A expectativa de uma situação tem maior peso no homem do que a própria realidade em si mesma, e o homem conta com ela conscientemente, mas sem se ater que a base, no qual ele se apoia, é muito tênue. Outro exemplo mais virtualizado: suponhamos um homem nascido no Império Hitita em 1500 a.C. Ele pensa que a sua nação é tão eterna quanto o brasileiro pensa que a sua nação é eterna, ou quanto o romano pensava que era eterna a sua nação. Mas os heteus desapareceram, dos romanos só ouvimos falar, e do Brasil ainda presenciamos a sua existência aparentemente intrépida.

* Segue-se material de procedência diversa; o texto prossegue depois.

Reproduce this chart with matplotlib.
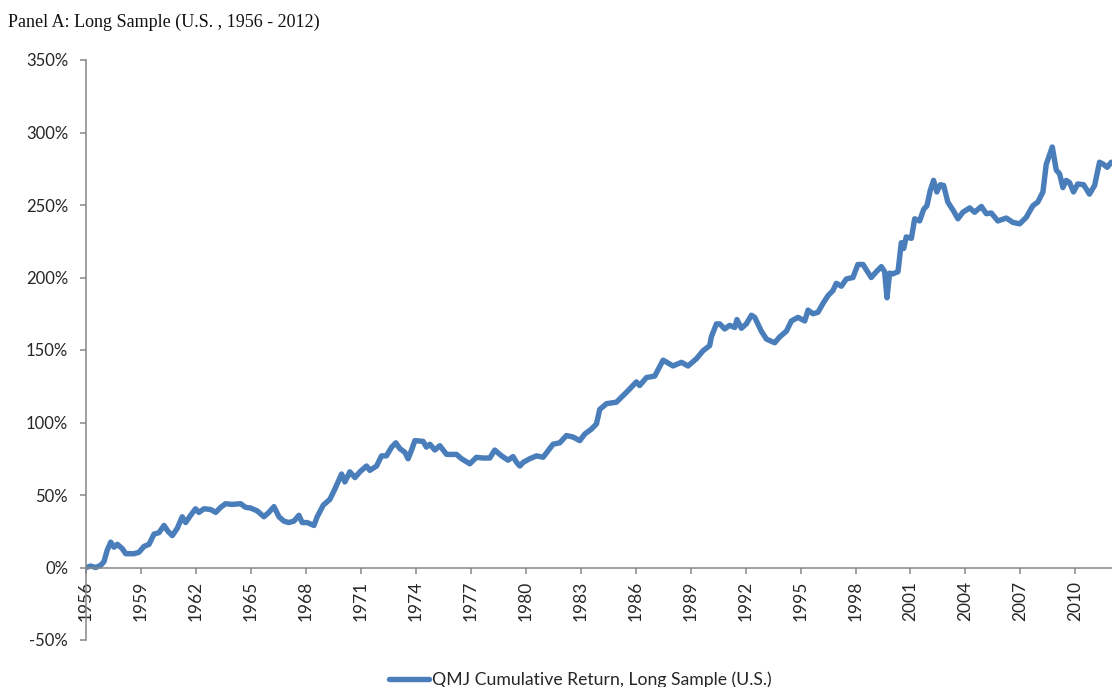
import matplotlib
matplotlib.use("Agg")
import matplotlib.pyplot as plt
import matplotlib.ticker as mticker

# QMJ cumulative return, long sample (U.S.)
years = [
    1956.00, 1956.26, 1956.53, 1956.80, 1956.98, 1957.16, 1957.35, 1957.53, 1957.71, 1957.98,
    1958.17, 1958.62, 1958.89, 1959.16, 1959.44, 1959.71, 1959.98, 1960.26, 1960.47, 1960.71,
    1960.98, 1961.25, 1961.44, 1961.71, 1961.98, 1962.16, 1962.44, 1962.80, 1963.08, 1963.35,
    1963.62, 1963.98, 1964.44, 1964.71, 1964.99, 1965.35, 1965.71, 1965.98, 1966.26, 1966.53,
    1966.80, 1967.07, 1967.35, 1967.62, 1967.80, 1968.07, 1968.44, 1968.62, 1968.95, 1969.31,
    1969.58, 1969.95, 1970.13, 1970.40, 1970.68, 1970.95, 1971.31, 1971.49, 1971.86, 1972.13,
    1972.40, 1972.68, 1972.91, 1973.13, 1973.40, 1973.58, 1973.77, 1973.95, 1974.40, 1974.58,
    1974.77, 1975.04, 1975.31, 1975.68, 1976.22, 1976.50, 1976.95, 1977.31, 1977.67, 1978.04,
    1978.31, 1978.68, 1979.04, 1979.31, 1979.50, 1979.68, 1979.86, 1980.22, 1980.59, 1980.95,
    1981.22, 1981.49, 1981.86, 1982.22, 1982.58, 1982.95, 1983.22, 1983.59, 1983.86, 1984.04,
    1984.41, 1984.95, 1985.31, 1985.59, 1986.04, 1986.22, 1986.59, 1987.04, 1987.50, 1988.04,
    1988.50, 1988.86, 1989.32, 1989.68, 1990.04, 1990.13, 1990.41, 1990.59, 1990.86, 1991.13,
    1991.41, 1991.53, 1991.77, 1992.04, 1992.32, 1992.50, 1992.86, 1993.14, 1993.59, 1993.86,
    1994.23, 1994.50, 1994.86, 1995.23, 1995.41, 1995.68, 1995.95, 1996.22, 1996.50, 1996.77,
    1996.95, 1997.23, 1997.50, 1997.86, 1998.13, 1998.41, 1998.68, 1998.86, 1999.14, 1999.41,
    1999.59, 1999.72, 1999.86, 2000.04, 2000.32, 2000.50, 2000.63, 2000.77, 2001.05, 2001.23,
    2001.50, 2001.72, 2001.90, 2002.08, 2002.26, 2002.44, 2002.63, 2002.81, 2003.04, 2003.32,
    2003.59, 2003.86, 2004.23, 2004.50, 2004.87, 2005.14, 2005.41, 2005.77, 2006.23, 2006.59,
    2006.96, 2007.32, 2007.68, 2007.95, 2008.23, 2008.41, 2008.74, 2008.96, 2009.14, 2009.32,
    2009.50, 2009.68, 2009.90, 2010.13, 2010.45, 2010.77, 2011.05, 2011.32, 2011.54, 2011.74,
    2011.96,
]
cum_return = [
    0, 1, 0, 1.5, 4, 12, 17.5, 14, 16, 13,
    9.5, 9.5, 10.5, 14.5, 16, 23, 24, 29, 25, 22,
    27, 35, 31, 36, 40.5, 38, 40.5, 40, 38, 41.5,
    44, 43.5, 44, 41.5, 41, 39, 35, 38, 42, 35,
    32, 31, 32, 36, 31, 31, 29, 35, 43, 47,
    54, 64.5, 59, 66, 62, 66, 70, 67, 70, 77,
    77, 83, 86, 82, 79.5, 75, 81, 87.5, 87, 83,
    85, 81, 84, 78, 78, 75, 71.5, 76, 75.5, 75.5,
    81, 77, 74, 76.5, 72.5, 70, 72.5, 75, 77, 76,
    80.5, 85, 86, 91, 90, 87.5, 92, 95.5, 99, 109,
    113, 114, 118.5, 122, 128, 125.5, 131, 132, 143, 139,
    141.5, 139, 144, 149.5, 153, 159, 168, 168, 164.5, 167,
    165.5, 171, 165, 168, 174, 172.5, 163, 157.5, 155, 159,
    163, 170, 172.5, 170, 177.5, 175, 176, 182, 187.5, 191,
    196, 194, 199, 200, 209, 209, 203.5, 200, 204, 207.5,
    204, 186, 203, 202.5, 204, 224, 220, 228, 227, 240.5,
    239, 247, 249.5, 260, 267, 259, 264, 263.5, 252, 246.5,
    240.5, 245, 248, 245, 249, 244, 244.5, 239, 241, 238,
    237, 241.5, 249.5, 252, 259, 278, 290, 274, 271.5, 262,
    267, 265.5, 259, 264.5, 264, 257.5, 263.5, 279.5, 278, 276,
    279.5,
]
year_ticks = list(range(1956, 2011, 3))
pct_ticks = list(range(-50, 351, 50))

title = "Panel A: Long Sample (U.S. , 1956 - 2012)"
series_label = "QMJ Cumulative Return, Long Sample (U.S.)"

line_color = "#4a7ebb"
axis_color = "#868686"
text_color = "#262626"

plt.rcParams["font.family"] = ["Lato", "DejaVu Sans"]

fig = plt.figure(figsize=(11.12, 6.87), dpi=100)
ax = fig.add_axes([86 / 1112, 1 - 640 / 687, 1 - 86 / 1112, (640 - 60) / 687])

ax.plot(years, cum_return, color=line_color, lw=3.9, solid_joinstyle="round",
        solid_capstyle="round", label=series_label)

# move the x axis up to the 0% line first (this rebuilds the ticks)
for s in ["top", "right"]:
    ax.spines[s].set_visible(False)
ax.spines["bottom"].set_position(("data", 0))
for s in ["left", "bottom"]:
    ax.spines[s].set_color(axis_color)
    ax.spines[s].set_linewidth(1.1)

ax.set_xlim(1956, 2012)
ax.set_ylim(-50, 350)
ax.set_yticks(pct_ticks)
ax.yaxis.set_major_formatter(mticker.FuncFormatter(lambda v, p: f"{v:.0f}%"))
ax.set_xticks(year_ticks)
ax.set_xticklabels([str(y) for y in year_ticks])

ax.tick_params(axis="y", direction="out", length=4.3, width=1.1, color=axis_color,
               pad=8.6, labelsize=12, labelcolor=text_color)
ax.tick_params(axis="x", direction="out", length=4.3, width=1.1, color=axis_color,
               pad=5.5, labelsize=12.5, labelcolor=text_color, labelrotation=90)
ax.set_facecolor("none")

fig.text(8 / 1112, 1 - 22 / 687, title, family="Liberation Serif", fontsize=13,
         va="center", ha="left", color="#111111")

fig.legend(loc="center", bbox_to_anchor=(580 / 1112, 1 - 680 / 687), frameon=False,
           handlelength=2.3, handletextpad=0.15, fontsize=12.7,
           labelcolor=text_color)

fig.savefig("out.png", dpi=100)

O que faz um povo supor que seu país sempre esteve lá e que sempre existirá? A falta de percepção histórica. E onde estaria a percepção histórica do início e fim das nações? Não está em lugar algum, ela subsiste espiritualmente, como realidade passada que é tornada presente em meros vestígios, encontrados por alguns homens – cujos interesses também não estão na importância temporal deste dado, porque saber o que foi o Império Hitita não está na essência do existir de nenhum ser humano atual. [5]Não é importante, para a existência de nenhum ser humano hoje, saber da existência do Império Hitita. Isto não quer dizer que a existência do Império Hitita não tenha importância alguma, … Continue reading
Homens e mentes, doutros tempos e lugares, subsistem apenas na sombra da nova imaginação humana, como poeira de lembranças do que nunca foram efetivamente, mas que existiram de algum modo – sendo recriados pela imaginação atual, porque são por elas referenciadas. No entanto, se alguém investigar a história, poderá notar esta verdade, á qual não está evidente para todos, para o senso comum, mas que está evidente na realidade objetiva além das consciências individuais.
O que chamamos de fatos históricos, portanto, são vestígios do passado que existiram efetivamente, mas que não estão mais lá. A história passada está no passado, não obstante, ela existe porque nunca deixou de existir, porque nunca deixou de ter seu lugar na história, e como diz um ensinamento chinês: sem o passado, não haveria o hoje, pois este é em decorrência daquele. Outro exemplo problemático: dos vestígios históricos, alguém deseja saber se Cristo realmente existiu ou não, e se ele disse o que disse ou não.
Ele, no entanto, não quer recorrer às testemunhas ditas cristãs, porque não considera os testemunhos cristãos válidos para provar a existência de Cristo. Em seu argumento, Cristo é uma invenção da Igreja Católica criada pelo Império Romano para conquistar mais soldados na batalha, com a promessa da ressurreição. Cristo seria uma cópia fajuta do messianismo hebreu. Assim, ele reduziu ao mínimo as chances de encontrar vestígios da existência do Jesus Cristo histórico que corresponda ao evangélico.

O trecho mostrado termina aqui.